>>

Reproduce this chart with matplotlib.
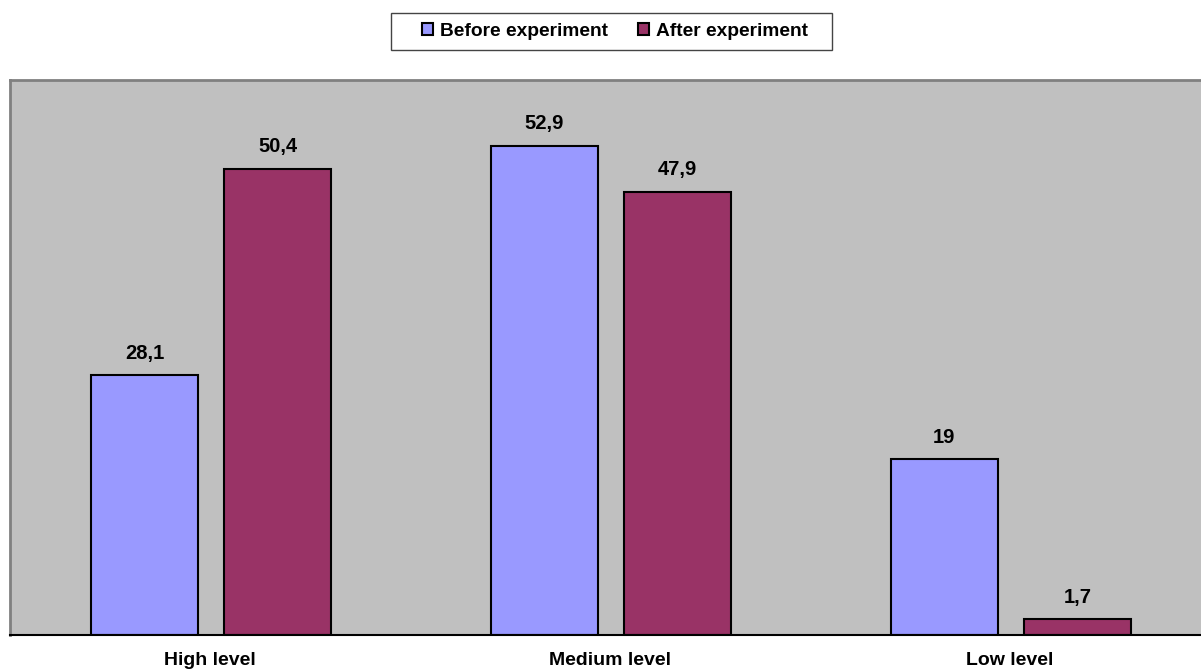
import matplotlib
matplotlib.use("Agg")
import matplotlib.pyplot as plt
import numpy as np
from matplotlib.patches import Patch, Rectangle

plt.rcParams['font.family'] = ['Liberation Sans', 'DejaVu Sans']

categories = ["High level", "Medium level", "Low level"]
before = [28.1, 52.9, 19]
after = [50.4, 47.9, 1.7]
before_labels = ["28,1", "52,9", "19"]
after_labels = ["50,4", "47,9", "1,7"]
series_names = ["Before experiment", "After experiment"]

W, H = 1201, 671
fig = plt.figure(figsize=(W / 100, H / 100), dpi=100)
ax = fig.add_axes([10 / W, 1 - 635 / H, 1200 / W, 555 / H])
ax.set_facecolor("#C0C0C0")

x = np.arange(len(categories))
width = 0.2675
b1 = ax.bar(x - 0.164, before, width, color="#9999FF", edgecolor="black", linewidth=1.5)
b2 = ax.bar(x + 0.169, after, width, color="#993366", edgecolor="black", linewidth=1.5)

for rects, labels in ((b1, before_labels), (b2, after_labels)):
    for r, lab in zip(rects, labels):
        ax.annotate(lab, (r.get_x() + r.get_width() / 2, r.get_height()),
                    xytext=(0, 9), textcoords="offset points",
                    ha="center", va="bottom", fontsize=14.5, fontweight="bold")

ax.set_xlim(-0.5, 2.5)
ax.set_ylim(0, 60)
ax.set_yticks([])
ax.set_xticks(x)
ax.set_xticklabels(categories, fontsize=14, fontweight="bold")
ax.tick_params(axis="x", length=0, pad=12)

for side in ("left", "top"):
    ax.spines[side].set_color("#808080")
    ax.spines[side].set_linewidth(2)
ax.spines["bottom"].set_color("black")
ax.spines["bottom"].set_linewidth(1.5)
ax.spines["right"].set_visible(False)

# legend box drawn separately for wider side padding
fig.add_artist(Rectangle((391 / W, 1 - 50 / H), 441 / W, 37 / H,
                         transform=fig.transFigure, facecolor="white",
                         edgecolor="#444444", linewidth=1.0))
handles = [Patch(facecolor="#9999FF", edgecolor="black", linewidth=1.5),
           Patch(facecolor="#993366", edgecolor="black", linewidth=1.5)]
leg = fig.legend(handles, series_names, loc="center",
                 bbox_to_anchor=(615 / W, 1 - 31.5 / H), ncol=2,
                 frameon=False,
                 prop={"weight": "bold", "size": 13.8},
                 handlelength=0.6, handleheight=0.6, handletextpad=0.35,
                 columnspacing=1.55, borderpad=0.0, borderaxespad=0)

fig.savefig("out.png", dpi=100)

<<

Go through the material line by line. Show each line that contains the string "matplotlib".

Reproduce this chart with matplotlib.
import matplotlib
matplotlib.use("Agg")
import matplotlib.pyplot as plt
from matplotlib.patches import Patch, Rectangle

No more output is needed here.